I’m now in my sixth week of nonstop sciatic pain…
The level of this pain has triggered an ongoing flare of the pain and chronic fatigue of the fibromyalgia…
In turn, it’s wreaking havoc with the depression symptoms of the Bipolar II and the anxiety symptoms of the PTSD…
So I’m continually on edge and frustrated by everyone and everything, including the uncontrollable aspects of my six year old’s behavior and her impossible to soothe tantrums around her sensory sensitivities and incomprehensible frustrations triggered by her inability to cope with the disappointments when life can’t meet her expectations and desires.
Last week she told me that I scared her, hurt her feelings, and looked like Cinderella’s stepmother. Which didn’t feel good to me, but is actually a good sign that she is learning and growing despite the limitations of her high functioning Autism Spectrum Disorder.
It’s also compounding the distance in my relationship with my pregnant daughter, her boyfriend, and hindering my grandparening of their daughter.
Now my six year old is in the midst of a major earache that I can’t give her relief from for more than an hour or so. It started after clinic hours. I have a doctor’s appointment for myself tomorrow. I can’t cancel and reschedule again. Somehow I also need to get her in to get her ear checked out.
I’m trying not to be discouraged and down on myself for all of this and for what feels like shirking in staying caught up with dishes, cooking healthy meals, and taking care of the business I need to in regards to seeking services and pursuing vocational endeavors.

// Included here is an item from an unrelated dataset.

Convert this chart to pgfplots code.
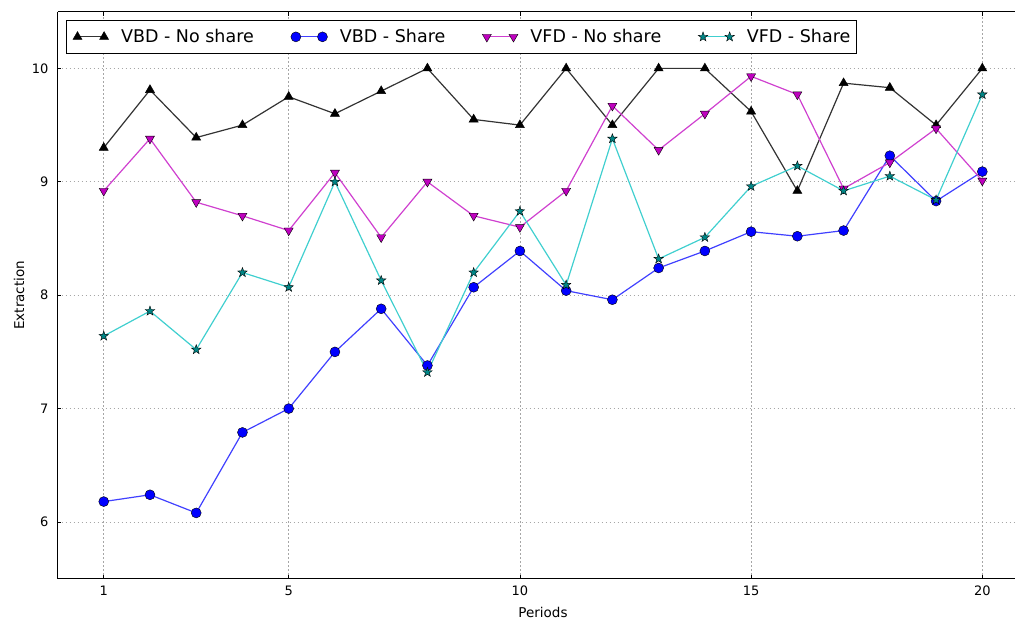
\documentclass[border=0pt]{standalone}
\usepackage{fontspec}
\setmainfont{DejaVu Sans}
\usepackage{pgfplots}
\pgfplotsset{compat=1.18}

\definecolor{mplmag}{rgb}{0.75,0,0.75}
\definecolor{mplcyan}{rgb}{0,0.75,0.75}

% filled five-pointed star, like matplotlib's '*'
\pgfdeclareplotmark{fstar}{%
  \pgfpathmoveto{\pgfpointpolar{90}{\pgfplotmarksize}}%
  \pgfpathlineto{\pgfpointpolar{126}{0.4\pgfplotmarksize}}%
  \pgfpathlineto{\pgfpointpolar{162}{\pgfplotmarksize}}%
  \pgfpathlineto{\pgfpointpolar{198}{0.4\pgfplotmarksize}}%
  \pgfpathlineto{\pgfpointpolar{234}{\pgfplotmarksize}}%
  \pgfpathlineto{\pgfpointpolar{270}{0.4\pgfplotmarksize}}%
  \pgfpathlineto{\pgfpointpolar{306}{\pgfplotmarksize}}%
  \pgfpathlineto{\pgfpointpolar{342}{0.4\pgfplotmarksize}}%
  \pgfpathlineto{\pgfpointpolar{18}{\pgfplotmarksize}}%
  \pgfpathlineto{\pgfpointpolar{54}{0.4\pgfplotmarksize}}%
  \pgfpathclose
  \pgfusepathqfillstroke}

\begin{document}
\pgfplotstableread{
x y
1 9.30
2 9.81
3 9.39
4 9.50
5 9.75
6 9.60
7 9.80
8 10.00
9 9.55
10 9.50
11 10.00
12 9.50
13 10.00
14 10.00
15 9.62
16 8.92
17 9.87
18 9.83
19 9.50
20 10.00
}\vbdnoshare
\pgfplotstableread{
x y
1 6.18
2 6.24
3 6.08
4 6.79
5 7.00
6 7.50
7 7.88
8 7.38
9 8.07
10 8.39
11 8.04
12 7.96
13 8.24
14 8.39
15 8.56
16 8.52
17 8.57
18 9.23
19 8.83
20 9.09
}\vbdshare
\pgfplotstableread{
x y
1 8.92
2 9.38
3 8.82
4 8.70
5 8.57
6 9.08
7 8.51
8 9.00
9 8.70
10 8.60
11 8.92
12 9.67
13 9.28
14 9.60
15 9.93
16 9.77
17 8.94
18 9.17
19 9.47
20 9.01
}\vfdnoshare
\pgfplotstableread{
x y
1 7.64
2 7.86
3 7.52
4 8.20
5 8.07
6 9.00
7 8.13
8 7.32
9 8.20
10 8.74
11 8.09
12 9.38
13 8.32
14 8.51
15 8.96
16 9.14
17 8.92
18 9.05
19 8.84
20 9.77
}\vfdshare
\begin{tikzpicture}
\path[use as bounding box] (-57.5bp,-43.3bp) rectangle (957.5bp,578.7bp);
\begin{axis}[
    at={(0,0)}, anchor=south west,
    scale only axis, width=957.5bp, height=567bp,
    xmin=0, xmax=20.707, ymin=5.5, ymax=10.5,
    axis x line*=box, axis y line*=left,
    xtick={1,5,10,15,20}, ytick={6,7,8,9,10},
    grid=major,
    grid style={black!35, line width=0.6bp, dash pattern=on 1.8bp off 2.2bp},
    tick align=inside, major tick length=4bp,
    tick style={black, line width=0.6bp},
    axis line style={line width=1bp},
    /pgf/number format/assume math mode=true,
    tick label style={font=\fontsize{13bp}{15bp}\selectfont, inner sep=0pt},
    xticklabel style={anchor=north, yshift=-7.3bp},
    yticklabel style={anchor=east, xshift=-9bp},
    xlabel={Periods}, ylabel={Extraction},
    label style={font=\fontsize{13.5bp}{16bp}\selectfont, inner sep=0pt},
    xlabel style={at={([yshift=-28.3bp]axis description cs:0.507,0)}, anchor=north},
    ylabel style={at={([xshift=-33.5bp]axis description cs:0,0.5)}, anchor=base},
    legend columns=4,
    legend image code/.code={\draw[#1,mark repeat=1,mark phase=1] plot coordinates {(0bp,0bp) (26.6bp,0bp)};},
    legend style={at={(0.00888,0.9854)}, anchor=north west,
        draw=black, line width=1bp,
        font=\fontsize{17.5bp}{20bp}\selectfont,
        inner xsep=6.5bp, inner ysep=9bp,
        nodes={inner sep=0pt},
        /tikz/every odd column/.append style={column sep=12.5bp},
        /tikz/every even column/.append style={column sep=37bp}},
  ]
  \addplot[color=black!80, line width=1.2bp, mark=triangle*, mark size=5.2bp,
      mark options={fill=black, draw=black, line width=0.5bp}]
      table[x=x, y=y] {\vbdnoshare};
  \addplot[color=blue!75!white, line width=1.2bp, mark=*, mark size=5bp,
      mark options={fill=blue, draw=black, line width=0.4bp}]
      table[x=x, y=y] {\vbdshare};
  \addplot[color=mplmag!75!white, line width=1.2bp, mark=triangle*, mark size=5.2bp,
      mark options={fill=mplmag, draw=black, line width=0.4bp, rotate=180}]
      table[x=x, y=y] {\vfdnoshare};
  \addplot[color=mplcyan!75!white, line width=1.2bp, mark=fstar, mark size=5bp,
      mark options={fill=mplcyan!70!black, draw=black, line width=0.4bp}]
      table[x=x, y=y] {\vfdshare};
  \legend{VBD - No share, VBD - Share, VFD - No share, VFD - Share}
\end{axis}
\end{tikzpicture}
\end{document}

I simply cannot do more than I’m doing and what I’m doing is not enough.
I guess this means I’m blessed:
“The poor in spirit are blessed, for the kingdom of heaven is theirs. Those who mourn are blessed, for they will be comforted. (Matthew 5:3-4 HCSB)
Somehow, I have to do this:
Search for the Lord and for His strength; seek His face always. (Psalms 105:4 HCSB)
Then I might experience this:
The Lord gives His people strength; the Lord blesses His people with peace. (Psalms 29:11 HCSB)
Except, actually believing and trusting in these things feels impossible.
Immediately the father of the boy cried out, “I do believe! Help my unbelief.” (Mark 9:24 HCSB)
Lord, help my unbelief. I’m at the end of myself. I’m weary and overwhelmed with the burdens that keep piling up. Help me to release them to You. Show me where You are in this. Let me see Your footsteps and know You are carrying me through this.